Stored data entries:
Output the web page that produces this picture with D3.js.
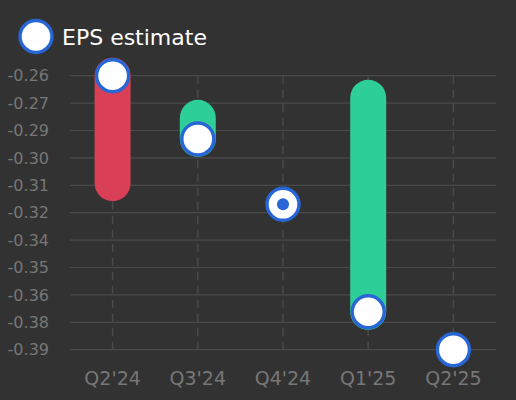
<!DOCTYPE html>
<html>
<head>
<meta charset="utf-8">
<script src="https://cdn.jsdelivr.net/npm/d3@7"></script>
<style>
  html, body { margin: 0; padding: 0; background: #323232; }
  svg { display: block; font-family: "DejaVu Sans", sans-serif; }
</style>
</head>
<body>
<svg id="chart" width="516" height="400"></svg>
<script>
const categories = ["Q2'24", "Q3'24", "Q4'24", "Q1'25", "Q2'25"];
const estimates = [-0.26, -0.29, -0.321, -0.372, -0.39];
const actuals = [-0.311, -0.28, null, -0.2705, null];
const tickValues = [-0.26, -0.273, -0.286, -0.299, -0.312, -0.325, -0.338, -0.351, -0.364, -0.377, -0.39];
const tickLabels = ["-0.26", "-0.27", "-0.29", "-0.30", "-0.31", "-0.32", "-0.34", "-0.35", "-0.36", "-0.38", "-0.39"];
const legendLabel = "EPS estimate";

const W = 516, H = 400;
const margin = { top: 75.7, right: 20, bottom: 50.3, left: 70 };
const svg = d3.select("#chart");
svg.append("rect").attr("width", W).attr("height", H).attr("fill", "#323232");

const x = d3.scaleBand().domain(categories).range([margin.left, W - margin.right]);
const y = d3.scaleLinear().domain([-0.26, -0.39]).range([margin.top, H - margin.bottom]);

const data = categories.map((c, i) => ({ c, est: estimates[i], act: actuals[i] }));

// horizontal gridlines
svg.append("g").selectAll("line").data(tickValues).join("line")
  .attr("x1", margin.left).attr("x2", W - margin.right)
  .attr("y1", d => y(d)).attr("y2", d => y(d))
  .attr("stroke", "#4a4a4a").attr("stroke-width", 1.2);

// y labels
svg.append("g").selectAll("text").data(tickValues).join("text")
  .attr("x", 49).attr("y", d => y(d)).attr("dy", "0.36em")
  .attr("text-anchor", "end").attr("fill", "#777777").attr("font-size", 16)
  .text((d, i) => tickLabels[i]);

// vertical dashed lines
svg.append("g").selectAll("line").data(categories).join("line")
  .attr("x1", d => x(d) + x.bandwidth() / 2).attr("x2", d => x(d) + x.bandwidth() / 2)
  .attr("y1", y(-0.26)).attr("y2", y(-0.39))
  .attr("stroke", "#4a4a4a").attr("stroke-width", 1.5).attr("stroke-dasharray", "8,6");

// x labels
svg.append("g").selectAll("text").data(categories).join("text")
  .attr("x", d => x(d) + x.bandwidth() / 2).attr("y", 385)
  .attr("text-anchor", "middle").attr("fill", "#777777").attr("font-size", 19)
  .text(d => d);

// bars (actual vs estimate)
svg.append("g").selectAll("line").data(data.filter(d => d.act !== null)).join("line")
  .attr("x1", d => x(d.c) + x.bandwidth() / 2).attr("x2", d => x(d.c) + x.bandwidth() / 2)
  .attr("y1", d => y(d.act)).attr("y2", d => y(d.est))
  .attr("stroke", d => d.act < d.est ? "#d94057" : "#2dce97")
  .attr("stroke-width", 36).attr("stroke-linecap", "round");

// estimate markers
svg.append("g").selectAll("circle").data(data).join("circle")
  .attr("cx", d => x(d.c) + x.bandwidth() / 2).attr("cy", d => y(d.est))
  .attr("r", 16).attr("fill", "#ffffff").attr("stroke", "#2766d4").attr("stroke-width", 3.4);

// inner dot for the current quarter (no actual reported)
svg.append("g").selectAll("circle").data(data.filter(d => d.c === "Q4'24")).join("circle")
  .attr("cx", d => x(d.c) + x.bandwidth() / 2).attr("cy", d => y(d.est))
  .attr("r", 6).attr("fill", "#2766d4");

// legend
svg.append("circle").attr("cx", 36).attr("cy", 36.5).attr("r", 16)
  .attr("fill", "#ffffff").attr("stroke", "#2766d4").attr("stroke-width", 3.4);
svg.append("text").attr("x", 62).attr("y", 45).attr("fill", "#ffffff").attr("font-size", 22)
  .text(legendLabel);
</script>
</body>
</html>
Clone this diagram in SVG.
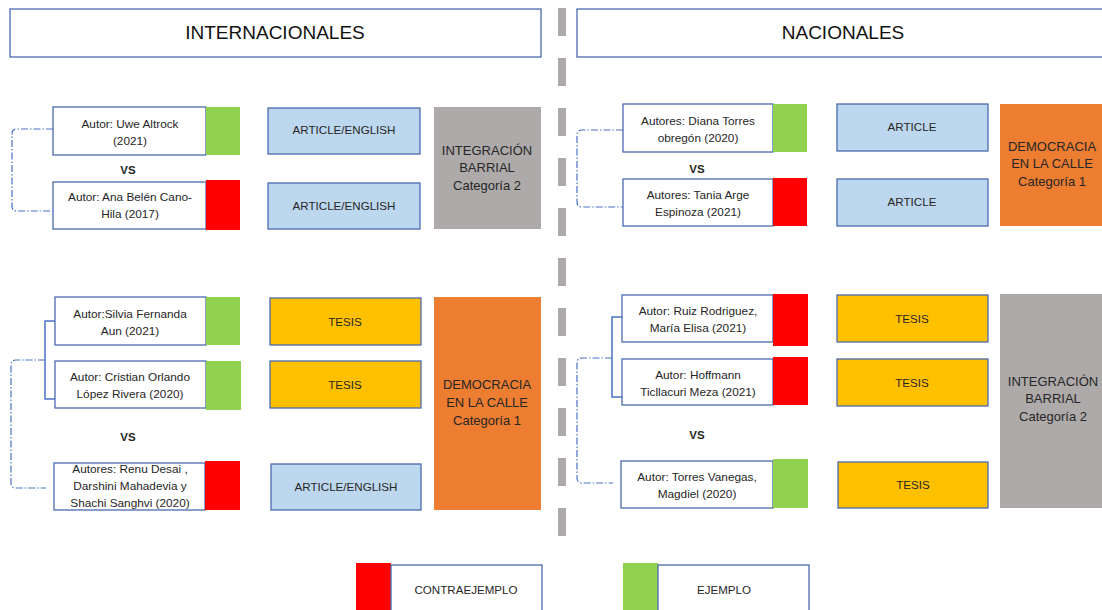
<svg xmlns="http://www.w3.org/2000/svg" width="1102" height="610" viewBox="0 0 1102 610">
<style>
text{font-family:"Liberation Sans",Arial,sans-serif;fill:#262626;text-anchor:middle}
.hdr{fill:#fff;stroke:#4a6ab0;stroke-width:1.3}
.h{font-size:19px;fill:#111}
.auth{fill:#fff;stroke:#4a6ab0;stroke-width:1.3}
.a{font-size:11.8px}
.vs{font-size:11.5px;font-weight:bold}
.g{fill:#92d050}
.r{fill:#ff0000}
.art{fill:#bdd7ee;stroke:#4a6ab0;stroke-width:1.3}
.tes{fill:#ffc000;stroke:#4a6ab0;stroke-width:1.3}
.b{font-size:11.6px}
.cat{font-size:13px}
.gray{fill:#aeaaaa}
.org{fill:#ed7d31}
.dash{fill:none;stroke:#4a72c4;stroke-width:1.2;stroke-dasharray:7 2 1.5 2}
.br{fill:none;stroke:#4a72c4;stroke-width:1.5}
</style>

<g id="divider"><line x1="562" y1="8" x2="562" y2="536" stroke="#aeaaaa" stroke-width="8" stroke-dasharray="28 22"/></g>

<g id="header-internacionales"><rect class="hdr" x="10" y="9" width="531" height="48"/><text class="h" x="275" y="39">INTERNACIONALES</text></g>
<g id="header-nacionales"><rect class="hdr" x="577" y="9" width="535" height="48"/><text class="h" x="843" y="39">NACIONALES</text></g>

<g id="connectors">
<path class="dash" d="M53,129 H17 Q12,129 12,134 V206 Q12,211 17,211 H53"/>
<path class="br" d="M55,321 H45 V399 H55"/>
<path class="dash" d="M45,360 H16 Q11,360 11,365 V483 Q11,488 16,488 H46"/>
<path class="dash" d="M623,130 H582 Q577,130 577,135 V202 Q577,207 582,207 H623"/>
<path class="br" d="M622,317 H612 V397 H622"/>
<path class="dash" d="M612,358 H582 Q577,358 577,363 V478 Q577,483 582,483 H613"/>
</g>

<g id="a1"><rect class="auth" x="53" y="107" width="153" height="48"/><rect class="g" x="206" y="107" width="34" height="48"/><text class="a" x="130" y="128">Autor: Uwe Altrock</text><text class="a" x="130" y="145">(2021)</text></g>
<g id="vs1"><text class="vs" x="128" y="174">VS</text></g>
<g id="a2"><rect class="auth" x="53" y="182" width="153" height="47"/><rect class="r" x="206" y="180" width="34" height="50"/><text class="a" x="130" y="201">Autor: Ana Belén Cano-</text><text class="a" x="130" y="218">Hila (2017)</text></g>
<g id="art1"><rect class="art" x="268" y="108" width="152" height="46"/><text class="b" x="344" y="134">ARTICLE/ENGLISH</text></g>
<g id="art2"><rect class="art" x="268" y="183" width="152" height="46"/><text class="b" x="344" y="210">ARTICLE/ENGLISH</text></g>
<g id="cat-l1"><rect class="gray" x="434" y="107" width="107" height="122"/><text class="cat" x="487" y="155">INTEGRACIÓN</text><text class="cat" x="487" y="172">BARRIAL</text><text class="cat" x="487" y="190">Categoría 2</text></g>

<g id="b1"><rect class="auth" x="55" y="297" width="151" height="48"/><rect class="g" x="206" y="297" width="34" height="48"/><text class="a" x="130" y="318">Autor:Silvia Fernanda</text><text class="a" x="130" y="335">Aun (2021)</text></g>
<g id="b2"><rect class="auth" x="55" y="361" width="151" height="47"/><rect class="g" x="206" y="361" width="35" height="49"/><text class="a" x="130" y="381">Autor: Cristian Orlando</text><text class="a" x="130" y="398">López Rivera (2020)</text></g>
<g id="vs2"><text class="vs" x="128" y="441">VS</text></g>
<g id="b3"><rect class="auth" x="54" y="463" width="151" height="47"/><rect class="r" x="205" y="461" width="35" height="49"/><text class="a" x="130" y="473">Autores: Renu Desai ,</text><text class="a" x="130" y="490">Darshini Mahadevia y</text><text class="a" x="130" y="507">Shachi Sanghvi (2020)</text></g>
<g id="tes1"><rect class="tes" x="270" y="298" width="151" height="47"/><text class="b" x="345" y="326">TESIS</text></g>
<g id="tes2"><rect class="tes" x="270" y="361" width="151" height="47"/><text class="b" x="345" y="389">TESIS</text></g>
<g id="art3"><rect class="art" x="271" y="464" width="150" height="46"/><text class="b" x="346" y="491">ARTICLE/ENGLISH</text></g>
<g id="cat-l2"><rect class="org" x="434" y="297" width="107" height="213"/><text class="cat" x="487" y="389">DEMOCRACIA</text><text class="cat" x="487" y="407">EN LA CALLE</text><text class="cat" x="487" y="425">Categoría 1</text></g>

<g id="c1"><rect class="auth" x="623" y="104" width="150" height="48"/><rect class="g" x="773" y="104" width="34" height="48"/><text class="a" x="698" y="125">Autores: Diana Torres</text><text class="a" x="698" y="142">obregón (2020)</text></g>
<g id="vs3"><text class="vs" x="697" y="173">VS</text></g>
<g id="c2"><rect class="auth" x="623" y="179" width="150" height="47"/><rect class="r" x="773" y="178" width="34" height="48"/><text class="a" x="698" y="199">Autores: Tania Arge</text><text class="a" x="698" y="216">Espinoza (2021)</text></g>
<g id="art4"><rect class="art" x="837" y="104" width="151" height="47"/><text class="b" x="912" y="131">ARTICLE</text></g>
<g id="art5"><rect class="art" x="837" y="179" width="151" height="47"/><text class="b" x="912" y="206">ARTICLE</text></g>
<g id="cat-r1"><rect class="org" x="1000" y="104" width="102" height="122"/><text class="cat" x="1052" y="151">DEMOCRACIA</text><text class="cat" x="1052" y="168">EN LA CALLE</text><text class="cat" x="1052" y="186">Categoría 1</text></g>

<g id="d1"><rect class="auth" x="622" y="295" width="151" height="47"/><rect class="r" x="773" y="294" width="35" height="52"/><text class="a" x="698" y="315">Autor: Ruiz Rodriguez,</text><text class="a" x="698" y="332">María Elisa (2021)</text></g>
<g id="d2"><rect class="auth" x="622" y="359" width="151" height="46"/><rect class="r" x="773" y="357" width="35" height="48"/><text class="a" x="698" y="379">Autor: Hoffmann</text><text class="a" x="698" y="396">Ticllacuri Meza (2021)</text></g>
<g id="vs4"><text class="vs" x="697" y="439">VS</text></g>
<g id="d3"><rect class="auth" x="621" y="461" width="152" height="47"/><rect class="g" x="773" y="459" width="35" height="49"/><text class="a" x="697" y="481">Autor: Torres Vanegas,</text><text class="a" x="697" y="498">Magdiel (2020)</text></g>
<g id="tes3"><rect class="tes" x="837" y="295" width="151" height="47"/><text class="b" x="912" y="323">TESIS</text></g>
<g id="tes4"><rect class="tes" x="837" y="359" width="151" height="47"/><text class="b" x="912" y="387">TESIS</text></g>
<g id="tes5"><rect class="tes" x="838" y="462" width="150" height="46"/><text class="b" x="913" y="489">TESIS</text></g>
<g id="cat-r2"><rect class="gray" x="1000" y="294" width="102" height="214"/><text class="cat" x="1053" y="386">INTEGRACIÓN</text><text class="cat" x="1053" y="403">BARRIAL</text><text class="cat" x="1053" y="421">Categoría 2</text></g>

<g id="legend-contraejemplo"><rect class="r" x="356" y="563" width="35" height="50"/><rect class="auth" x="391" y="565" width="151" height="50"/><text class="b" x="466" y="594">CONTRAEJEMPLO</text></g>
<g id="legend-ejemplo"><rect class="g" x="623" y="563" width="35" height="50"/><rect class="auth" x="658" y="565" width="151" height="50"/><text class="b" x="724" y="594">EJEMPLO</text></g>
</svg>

What needs to be done:
Provide the number of lines in the data above that contain the string "this", and nothing else.

Problem solution:
2